Keiner wird bemerken, wie du gerade fühlst, wenn du es nicht erzählst und deine Gefühlswelt nicht zum Ausdruck bringst. Vielleicht ahnt dein Umfeld etwas, doch es kann auch gut sein, dass sie dein Handeln falsch interpretieren. Wie wir ja bereits festgestellt haben, kann kein Mensch in fremde Schuhe schlüpfen, aber du kannst die deinen deinen Mitmenschen ausleihen – nicht, damit sie dasselbe erleben wie du, sondern um ihnen zu veranschaulichen, was du gerade durchlebst.
Wir wissen alle, dass das nicht das Gleiche ist, aber so können sie dich besser verstehen und dir die benötigte Unterstützung zukommen lassen. Sicherlich gibt es viele starke Schultern, an die du dich anlehnen kannst, und viele helfende Hände, die dir aufhelfen, wenn du hingefallen bist.

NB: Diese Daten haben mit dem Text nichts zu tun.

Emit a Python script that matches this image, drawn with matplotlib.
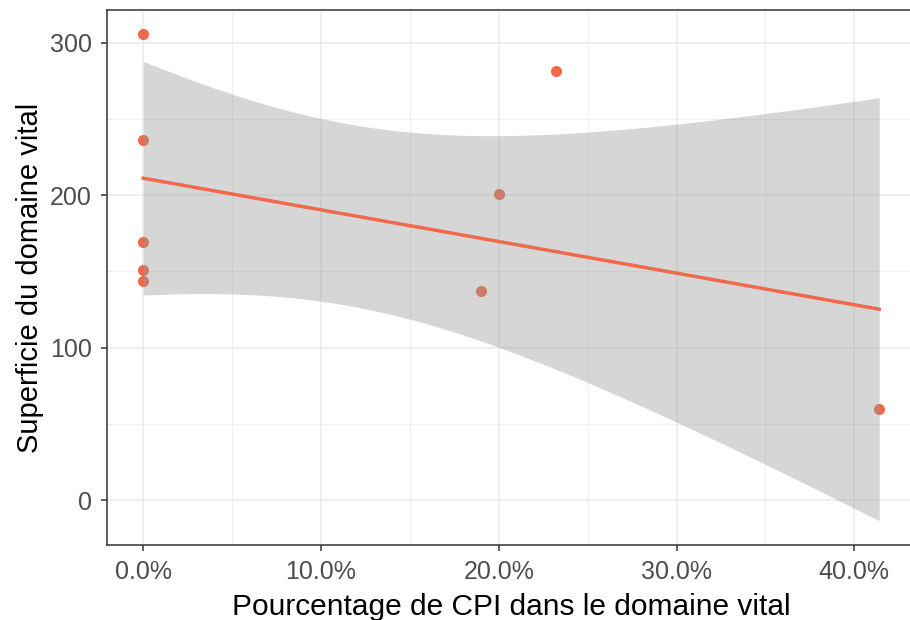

Den Schmerz verstehen ist der erste Schritt
Niemand wird sich jemals deine Schuhe anziehen können, aber dein Umfeld kann dir Verständnis entgegenbringen und dir zuhören. Auch wenn es natürlich dein Weg und dein Leid ist, welches du allein aushalten und überwinden musst.
„Der Schmerz ist nicht das Problem, das Problem sind die offenen emotionalen Wunden.“
Bernardo Stamateas
Sprich über deinen Schmerz, lasse ihn heraus und behalte ihn nicht für dich. Aber erwarte bitte nicht, dass es dir sofort besser gehen wird, denn alles braucht seine Zeit. Suche nach einem kleinen Licht, das dir diesen so düsteren Weg erhellt. Suche das Verständnis anderer. All das wird dir dabei helfen, deinem Leid so schnell wie möglich ein Ende zu bereiten.
Diese Art, mit dem Schmerz umzugehen, ist auf jeden Fall besser, als ihn zu ignorieren, darauf zu warten, dass die Zeit alle Wunden heilt und sich zu wünschen, dass jemand in deine Schuhe schlüpft, ohne wirklich zu wissen, was du momentan durchmachst.